• **WHAT THE TASK REQUIRES**:
Below is a block of records; return all of them exactly, but without the images.

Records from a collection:
-- Start --

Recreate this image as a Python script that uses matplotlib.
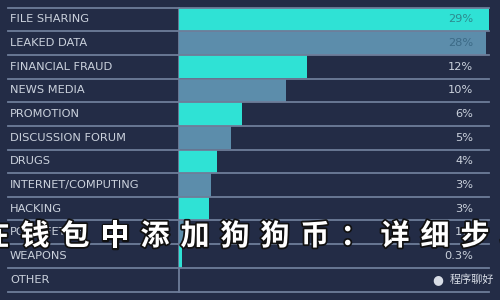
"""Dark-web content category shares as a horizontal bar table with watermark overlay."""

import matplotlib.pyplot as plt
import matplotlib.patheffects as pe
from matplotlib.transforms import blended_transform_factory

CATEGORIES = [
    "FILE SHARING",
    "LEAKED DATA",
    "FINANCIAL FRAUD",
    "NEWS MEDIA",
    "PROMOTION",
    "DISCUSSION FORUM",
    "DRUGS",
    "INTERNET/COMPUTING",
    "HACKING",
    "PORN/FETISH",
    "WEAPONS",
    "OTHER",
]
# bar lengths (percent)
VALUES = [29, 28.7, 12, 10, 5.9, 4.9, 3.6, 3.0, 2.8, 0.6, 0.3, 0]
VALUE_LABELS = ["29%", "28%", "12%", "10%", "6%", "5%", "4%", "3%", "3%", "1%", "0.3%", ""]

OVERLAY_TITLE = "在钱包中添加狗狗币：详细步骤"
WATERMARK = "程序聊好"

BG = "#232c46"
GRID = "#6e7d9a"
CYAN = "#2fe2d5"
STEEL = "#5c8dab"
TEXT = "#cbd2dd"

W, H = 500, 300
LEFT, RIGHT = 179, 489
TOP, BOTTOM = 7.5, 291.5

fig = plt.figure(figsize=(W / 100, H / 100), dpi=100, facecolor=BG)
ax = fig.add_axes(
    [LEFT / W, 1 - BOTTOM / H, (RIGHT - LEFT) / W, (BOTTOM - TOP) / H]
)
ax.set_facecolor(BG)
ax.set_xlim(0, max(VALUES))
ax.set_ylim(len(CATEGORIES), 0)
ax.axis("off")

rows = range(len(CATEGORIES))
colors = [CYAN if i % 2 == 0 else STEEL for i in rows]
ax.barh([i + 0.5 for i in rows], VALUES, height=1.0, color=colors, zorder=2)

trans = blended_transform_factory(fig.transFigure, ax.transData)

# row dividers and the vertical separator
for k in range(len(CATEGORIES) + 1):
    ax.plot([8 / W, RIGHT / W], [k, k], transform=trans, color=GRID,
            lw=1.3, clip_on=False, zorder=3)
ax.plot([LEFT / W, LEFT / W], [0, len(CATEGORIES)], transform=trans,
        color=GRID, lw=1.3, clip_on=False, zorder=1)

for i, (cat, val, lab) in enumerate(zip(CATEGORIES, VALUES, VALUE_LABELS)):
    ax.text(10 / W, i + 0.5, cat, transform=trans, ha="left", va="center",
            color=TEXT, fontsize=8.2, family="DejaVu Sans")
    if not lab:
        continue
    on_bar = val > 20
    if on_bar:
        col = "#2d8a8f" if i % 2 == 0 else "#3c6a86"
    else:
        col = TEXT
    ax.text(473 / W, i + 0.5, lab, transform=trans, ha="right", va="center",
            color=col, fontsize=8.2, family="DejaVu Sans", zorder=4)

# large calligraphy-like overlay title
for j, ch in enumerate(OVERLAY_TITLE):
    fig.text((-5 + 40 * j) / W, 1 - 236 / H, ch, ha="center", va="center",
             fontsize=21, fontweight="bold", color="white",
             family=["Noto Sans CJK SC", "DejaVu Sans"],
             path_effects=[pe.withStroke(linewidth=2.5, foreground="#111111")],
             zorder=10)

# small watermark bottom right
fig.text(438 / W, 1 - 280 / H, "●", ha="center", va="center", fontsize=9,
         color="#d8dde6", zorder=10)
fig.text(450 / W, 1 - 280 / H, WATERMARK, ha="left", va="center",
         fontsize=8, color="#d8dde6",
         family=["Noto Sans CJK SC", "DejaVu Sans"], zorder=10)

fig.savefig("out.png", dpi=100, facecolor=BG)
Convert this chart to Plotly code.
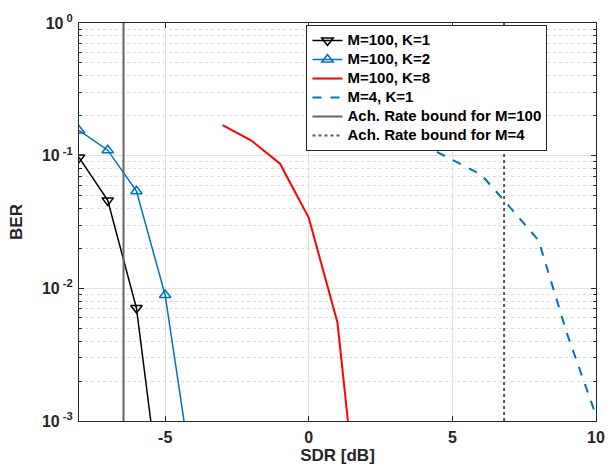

-- End --

• **EXERCISE RESULT**:
Recreate this image as a Python script that uses matplotlib.
"""Dark-web content category shares as a horizontal bar table with watermark overlay."""

import matplotlib.pyplot as plt
import matplotlib.patheffects as pe
from matplotlib.transforms import blended_transform_factory

CATEGORIES = [
    "FILE SHARING",
    "LEAKED DATA",
    "FINANCIAL FRAUD",
    "NEWS MEDIA",
    "PROMOTION",
    "DISCUSSION FORUM",
    "DRUGS",
    "INTERNET/COMPUTING",
    "HACKING",
    "PORN/FETISH",
    "WEAPONS",
    "OTHER",
]
# bar lengths (percent)
VALUES = [29, 28.7, 12, 10, 5.9, 4.9, 3.6, 3.0, 2.8, 0.6, 0.3, 0]
VALUE_LABELS = ["29%", "28%", "12%", "10%", "6%", "5%", "4%", "3%", "3%", "1%", "0.3%", ""]

OVERLAY_TITLE = "在钱包中添加狗狗币：详细步骤"
WATERMARK = "程序聊好"

BG = "#232c46"
GRID = "#6e7d9a"
CYAN = "#2fe2d5"
STEEL = "#5c8dab"
TEXT = "#cbd2dd"

W, H = 500, 300
LEFT, RIGHT = 179, 489
TOP, BOTTOM = 7.5, 291.5

fig = plt.figure(figsize=(W / 100, H / 100), dpi=100, facecolor=BG)
ax = fig.add_axes(
    [LEFT / W, 1 - BOTTOM / H, (RIGHT - LEFT) / W, (BOTTOM - TOP) / H]
)
ax.set_facecolor(BG)
ax.set_xlim(0, max(VALUES))
ax.set_ylim(len(CATEGORIES), 0)
ax.axis("off")

rows = range(len(CATEGORIES))
colors = [CYAN if i % 2 == 0 else STEEL for i in rows]
ax.barh([i + 0.5 for i in rows], VALUES, height=1.0, color=colors, zorder=2)

trans = blended_transform_factory(fig.transFigure, ax.transData)

# row dividers and the vertical separator
for k in range(len(CATEGORIES) + 1):
    ax.plot([8 / W, RIGHT / W], [k, k], transform=trans, color=GRID,
            lw=1.3, clip_on=False, zorder=3)
ax.plot([LEFT / W, LEFT / W], [0, len(CATEGORIES)], transform=trans,
        color=GRID, lw=1.3, clip_on=False, zorder=1)

for i, (cat, val, lab) in enumerate(zip(CATEGORIES, VALUES, VALUE_LABELS)):
    ax.text(10 / W, i + 0.5, cat, transform=trans, ha="left", va="center",
            color=TEXT, fontsize=8.2, family="DejaVu Sans")
    if not lab:
        continue
    on_bar = val > 20
    if on_bar:
        col = "#2d8a8f" if i % 2 == 0 else "#3c6a86"
    else:
        col = TEXT
    ax.text(473 / W, i + 0.5, lab, transform=trans, ha="right", va="center",
            color=col, fontsize=8.2, family="DejaVu Sans", zorder=4)

# large calligraphy-like overlay title
for j, ch in enumerate(OVERLAY_TITLE):
    fig.text((-5 + 40 * j) / W, 1 - 236 / H, ch, ha="center", va="center",
             fontsize=21, fontweight="bold", color="white",
             family=["Noto Sans CJK SC", "DejaVu Sans"],
             path_effects=[pe.withStroke(linewidth=2.5, foreground="#111111")],
             zorder=10)

# small watermark bottom right
fig.text(438 / W, 1 - 280 / H, "●", ha="center", va="center", fontsize=9,
         color="#d8dde6", zorder=10)
fig.text(450 / W, 1 - 280 / H, WATERMARK, ha="left", va="center",
         fontsize=8, color="#d8dde6",
         family=["Noto Sans CJK SC", "DejaVu Sans"], zorder=10)

fig.savefig("out.png", dpi=100, facecolor=BG)
Convert this chart to Plotly code.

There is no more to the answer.